Available at http://hyrel3d.net/pdfs/Hyrel_Pricelist.pdf

----------


## curious aardvark

give me three of the big ones and all the heads. 
And a business unit to put them in and lots of money :-) 

You know what you want for the new line ? 

An add in sls module. got to be doable :-)

----------


## Mjolinor

> give me three of the big ones and all the heads. 
> And a business unit to put them in and lots of money :-) 
> 
> You know what you want for the new line ? 
> 
> An add in sls module. got to be doable :-)


He only needs two, give me one. I will dance for you.

----------


## Davo

We'll be looking at SLS, since there's the 80w laser option. Working on a ballistic (inkjet) head now, ideally for more precise dispensing of conductive ink.

One or both of you should make a trip here for a week. I have a spare bedroom and a couch.

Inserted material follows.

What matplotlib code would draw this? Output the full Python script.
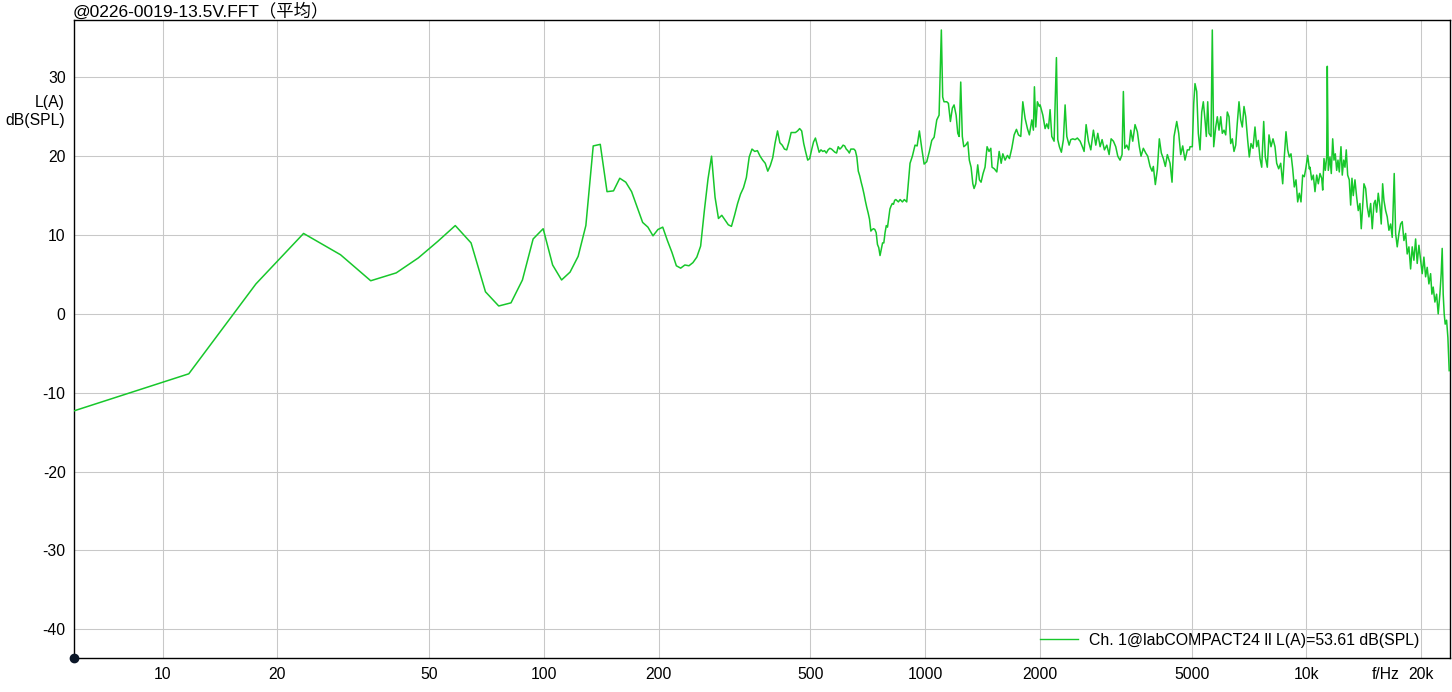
import matplotlib
matplotlib.use("Agg")
import matplotlib.pyplot as plt
from matplotlib.lines import Line2D

# ---------------- data ----------------
# FFT bins below ~840 Hz (bin spacing 5.859 Hz)
lo_freq_hz = [
    5.86, 11.72, 17.58, 23.44, 29.30, 35.16, 41.02, 46.88, 52.73, 58.59,
    64.45, 70.31, 76.17, 82.03, 87.89, 93.75, 99.61, 105.47, 111.33, 117.19,
    123.05, 128.91, 134.77, 140.63, 146.48, 152.34, 158.20, 164.06, 169.92, 175.78,
    181.64, 187.50, 193.36, 199.22, 205.08, 210.94, 216.80, 222.66, 228.52, 234.38,
    240.23, 246.09, 251.95, 257.81, 263.67, 269.53, 275.39, 281.25, 287.11, 292.97,
    298.83, 304.69, 310.55, 316.41, 322.27, 328.13, 333.98, 339.84, 345.70, 351.56,
    357.42, 363.28, 369.14, 375.00, 380.86, 386.72, 392.58, 398.44, 404.30, 410.16,
    416.02, 421.88, 427.73, 433.59, 439.45, 445.31, 451.17, 457.03, 462.89, 468.75,
    474.61, 480.47, 486.33, 492.19, 498.05, 503.91, 509.77, 515.63, 521.48, 527.34,
    533.20, 539.06, 544.92, 550.78, 556.64, 562.50, 568.36, 574.22, 580.08, 585.94,
    591.80, 597.66, 603.52, 609.38, 615.23, 621.09, 626.95, 632.81, 638.67, 644.53,
    650.39, 656.25, 662.11, 667.97, 673.83, 679.69, 685.55, 691.41, 697.27, 703.13,
    708.98, 714.84, 720.70, 726.56, 732.42, 738.28, 744.14, 750.00, 755.86, 761.72,
    767.58, 773.44, 779.30, 785.16, 791.02, 796.88, 802.73, 808.59, 814.45, 820.31,
    826.17, 832.03, 837.89,
]
lo_level_db = [
    -12.3, -7.6, 3.8, 10.2, 7.5, 4.2, 5.2, 7.1, 9.2, 11.2,
    9.0, 2.8, 1.0, 1.4, 4.3, 9.5, 10.8, 6.2, 4.3, 5.3,
    7.3, 11.2, 21.3, 21.5, 15.5, 15.6, 17.2, 16.7, 15.5, 13.5,
    11.6, 11.0, 9.9, 10.7, 11.0, 9.3, 7.8, 6.1, 5.8, 6.2,
    6.1, 6.5, 7.2, 8.6, 13.1, 17.1, 20.0, 14.8, 12.1, 12.5,
    11.9, 11.3, 11.1, 12.5, 14.0, 15.2, 16.0, 17.3, 19.9, 20.9,
    20.6, 20.7, 20.0, 19.5, 19.1, 18.1, 18.8, 19.8, 21.7, 23.2,
    21.7, 21.4, 20.9, 20.8, 21.8, 23.0, 23.0, 23.0, 23.2, 23.5,
    23.2, 21.6, 20.5, 19.5, 19.7, 20.8, 21.8, 22.3, 21.4, 20.5,
    20.8, 20.6, 20.7, 20.4, 20.8, 21.0, 20.9, 20.7, 20.5, 20.4,
    21.2, 20.9, 21.1, 21.4, 21.3, 20.9, 20.7, 20.4, 20.9, 20.9,
    20.9, 20.7, 19.9, 18.1, 17.5, 16.7, 16.0, 15.2, 14.3, 13.5,
    12.8, 12.0, 10.5, 10.7, 10.8, 10.7, 10.3, 8.8, 8.4, 7.4,
    8.2, 9.0, 9.0, 10.3, 11.2, 11.0, 12.2, 13.3, 13.7, 14.0,
    13.9, 14.4, 14.5,
]

# 850 Hz - 2 kHz
band_a_hz = [851, 860, 872, 882, 895, 913, 926, 941, 953, 966,
             980, 994, 1010, 1026, 1041, 1056, 1073, 1088, 1103, 1112,
             1121, 1140, 1151, 1165, 1179, 1191, 1206, 1218, 1228, 1240,
             1252, 1263, 1278, 1294, 1306, 1320, 1334, 1344, 1358, 1374,
             1388, 1402, 1419, 1436, 1454, 1471, 1487, 1498, 1519, 1542,
             1564, 1583, 1599, 1621, 1644, 1664, 1688, 1712, 1736, 1757,
             1782, 1804, 1829, 1855, 1877, 1905, 1923, 1935, 1951, 1970,
             1994]
band_a_db = [14.2, 14.5, 14.2, 14.5, 14.2, 19.1, 20.0, 21.4, 21.3, 23.2,
             21.0, 19.0, 19.3, 20.6, 22.0, 22.4, 24.6, 25.2, 36.0, 27.5,
             26.9, 26.9, 26.7, 24.4, 26.1, 26.5, 25.2, 22.9, 22.5, 29.4,
             22.5, 21.2, 21.4, 21.8, 19.5, 18.6, 16.5, 15.9, 16.5, 18.9,
             17.0, 16.7, 17.8, 18.6, 21.2, 20.6, 21.0, 18.6, 18.4, 18.0,
             20.6, 19.1, 20.3, 19.5, 20.1, 19.7, 21.0, 22.7, 23.4, 22.7,
             22.5, 26.9, 24.8, 23.5, 22.7, 24.6, 23.3, 28.8, 23.7, 26.9,
             26.3]

# 2 kHz - 5 kHz
band_b_hz = [2003, 2036, 2064, 2085, 2106, 2127, 2149, 2179, 2210, 2228,
             2250, 2277, 2305, 2329, 2353, 2386, 2410, 2440, 2474, 2508,
             2550, 2585, 2612, 2644, 2681, 2720, 2763, 2803, 2837, 2877,
             2912, 2953, 2996, 3038, 3075, 3118, 3162, 3201, 3245, 3285,
             3311, 3339, 3379, 3420, 3462, 3504, 3553, 3603, 3646, 3684,
             3735, 3790, 3836, 3890, 3937, 3968, 4016, 4065, 4114, 4164,
             4215, 4266, 4318, 4389, 4442, 4496, 4570, 4625, 4681, 4738,
             4804, 4872, 4931]
band_b_db = [26.5, 25.2, 23.5, 24.1, 23.5, 25.9, 22.5, 21.9, 32.5, 22.1,
             21.2, 20.5, 22.1, 26.5, 22.5, 21.4, 22.1, 22.2, 22.1, 22.3,
             21.9, 21.2, 20.6, 24.0, 21.9, 20.8, 23.3, 21.4, 22.9, 21.2,
             22.1, 20.8, 21.4, 20.2, 22.2, 21.9, 21.2, 20.0, 19.5, 20.2,
             28.2, 21.0, 21.4, 20.8, 23.3, 21.9, 24.0, 23.1, 21.2, 20.0,
             21.0, 20.4, 20.0, 18.7, 18.1, 18.7, 16.4, 18.3, 22.2, 20.4,
             19.7, 18.7, 20.2, 19.1, 16.7, 22.5, 24.4, 22.9, 20.2, 21.3,
             19.5, 20.8, 20.8]

# 5 kHz - 10 kHz
band_c_hz = [4952, 5021, 5064, 5103, 5156, 5206, 5260, 5314, 5366, 5421,
             5464, 5510, 5553, 5621, 5665, 5713, 5783, 5839, 5899, 5960,
             6018, 6080, 6142, 6202, 6266, 6331, 6392, 6458, 6525, 6588,
             6656, 6725, 6790, 6860, 6931, 7015, 7083, 7156, 7243, 7331,
             7407, 7479, 7556, 7634, 7727, 7802, 7896, 7978, 8075, 8173,
             8272, 8357, 8459, 8562, 8666, 8750, 8840, 8931, 9018, 9111,
             9205, 9294, 9390, 9487, 9579, 9678, 9777, 9874, 9976, 10078,
             10176]
band_c_db = [21.2, 21.2, 26.7, 29.2, 28.2, 22.9, 20.8, 25.6, 26.9, 24.6,
             22.5, 26.9, 22.9, 22.5, 36.0, 21.2, 23.7, 25.0, 23.3, 25.0,
             22.9, 23.3, 22.7, 25.6, 25.0, 21.6, 22.2, 20.6, 21.4, 24.2,
             26.9, 24.6, 23.7, 26.3, 25.0, 22.0, 19.9, 21.6, 21.0, 23.7,
             21.2, 22.0, 19.7, 18.6, 24.4, 19.9, 18.6, 22.7, 21.2, 22.2,
             21.2, 19.1, 18.4, 19.1, 16.5, 19.9, 23.1, 20.8, 19.9, 20.3,
             18.4, 16.1, 17.0, 14.2, 15.3, 14.2, 17.6, 17.4, 18.6, 20.1,
             18.4]

# 10 kHz - 24 kHz
band_d_hz = [10219, 10325, 10425, 10532, 10641, 10744, 10855, 10967, 11033, 11120,
             11208, 11303, 11344, 11413, 11530, 11621, 11720, 11812, 11905, 12006,
             12100, 12196, 12321, 12418, 12524, 12622, 12721, 12829, 12954, 13064,
             13167, 13270, 13407, 13545, 13676, 13817, 13926, 14044, 14155, 14301,
             14440, 14589, 14739, 14882, 15036, 15154, 15282, 15431, 15590, 15712,
             15846, 15971, 16135, 16292, 16460, 16629, 16791, 16994, 17138, 17305,
             17483, 17663, 17835, 18019, 18205, 18381, 18571, 18762, 18944, 19140,
             19337, 19525, 19726, 19929, 20122, 20330, 20539, 20739, 20953, 21169,
             21336, 21504, 21726, 21949, 22163, 22391, 22567, 22704, 22842, 22980,
             23119, 23315, 23499, 23684]
band_d_db = [18.6, 17.0, 17.6, 15.5, 17.6, 16.5, 17.8, 17.2, 15.7, 19.7,
             18.2, 19.9, 31.4, 18.2, 19.9, 17.8, 22.2, 19.5, 20.3, 18.2,
             19.5, 18.0, 21.2, 17.6, 19.5, 18.6, 20.8, 17.6, 17.0, 13.8,
             17.2, 15.0, 17.0, 14.8, 13.1, 14.0, 10.8, 13.6, 16.5, 15.9,
             13.6, 12.3, 14.0, 10.8, 14.0, 14.4, 12.9, 15.3, 13.6, 11.4,
             16.5, 14.4, 13.1, 12.3, 10.6, 11.4, 9.7, 17.8, 10.2, 8.5,
             10.2, 11.4, 11.7, 9.3, 10.2, 7.6, 8.5, 5.7, 8.5, 6.8,
             9.5, 6.4, 8.7, 6.8, 5.1, 7.2, 4.7, 5.9, 3.8, 5.1,
             2.5, 3.4, 1.5, 2.5, 0.0, 2.5, 5.1, 8.3, 2.5, 0.0,
             -1.3, -0.8, -3.0, -7.2]

x_ticks = [10, 20, 50, 100, 200, 500, 1000, 2000, 5000, 10000, 20000]
x_tick_labels = ["10", "20", "50", "100", "200", "500", "1000", "2000", "5000", "10k", "20k"]
y_ticks = [-40, -30, -20, -10, 0, 10, 20, 30]

title_text = "@0226-0019-13.5V.FFT（平均）"
legend_label = "Ch. 1@labCOMPACT24 ll L(A)=53.61 dB(SPL)"

# ---------------- assemble ----------------
pairs = [(lo_freq_hz, lo_level_db), (band_a_hz, band_a_db), (band_b_hz, band_b_db),
         (band_c_hz, band_c_db), (band_d_hz, band_d_db)]
freq, level = [], []
for f, v in pairs:
    assert len(f) == len(v), (len(f), len(v))
    freq += list(f)
    level += list(v)

FONT = ["Liberation Sans", "Noto Sans CJK SC", "DejaVu Sans"]
plt.rcParams["font.family"] = FONT
plt.rcParams["font.size"] = 11

W, H = 1452, 692
fig = plt.figure(figsize=(W / 100, H / 100), dpi=100)
L, R, T, B = 74, 1450, 20, 658.3
ax = fig.add_axes([L / W, 1 - B / H, (R - L) / W, (B - T) / H])

GREEN = "#17c72b"
ax.plot(freq, level, color=GREEN, lw=1.1, solid_joinstyle="round", zorder=3)

ax.set_xscale("log")
ax.set_xlim(5.86, 23800)
ax.set_ylim(-43.68, 37.27)

ax.set_xticks(x_ticks)
ax.set_xticklabels(x_tick_labels)
ax.set_xticks([16150], minor=True)
ax.set_xticklabels(["f/Hz"], minor=True)
ax.set_yticks(y_ticks)
ax.set_yticklabels([str(v) for v in y_ticks])
ax.tick_params(axis="both", which="both", length=0, labelsize=11.3, colors="black")
ax.tick_params(axis="x", which="both", pad=6.0)
ax.tick_params(axis="y", pad=6.0)

ax.grid(True, which="major", color="#c8c8c8", lw=0.75, zorder=0)
ax.grid(False, which="minor")
for s in ax.spines.values():
    s.set_color("black")
    s.set_linewidth(1.0)

# origin dot
ax.plot([0], [0], "o", ms=6, color="#0b1628", transform=ax.transAxes,
        clip_on=False, zorder=6)

# y-axis unit labels
fig.text(65 / W, 1 - 103 / H, "L(A)", ha="right", va="center", fontsize=11.3)
fig.text(65 / W, 1 - 121 / H, "dB(SPL)", ha="right", va="center", fontsize=11.3)

# title
fig.text(73 / W, 1 - 16.5 / H, title_text, ha="left", va="baseline", fontsize=12.5,
         family=FONT)

# legend
handle = Line2D([], [], color=GREEN, lw=1.0)
ax.legend([handle], [legend_label], loc="center right",
          bbox_to_anchor=((1419 - L) / (R - L), (B - 640) / (B - T)),
          frameon=False, borderpad=0, borderaxespad=0, handlelength=2.45,
          handletextpad=0.65, fontsize=11.4)

fig.savefig("out.png", dpi=100)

You can play with the machines every day.

----------


## curious aardvark

you looked at transatlantic flights prices recently ? 
Talk about daylight robbery. 

where are you anyway - might be worth it if I know someone else in the area.

(remembers it was on the price list) Atlanta georgia. 
Hmm I do have a friend somewhere in georgia, helluva cook too. 

should I come into money - I'll seriously consider it :-)

----------


## Davo

. . . . . . . . . .  :Smile:

----------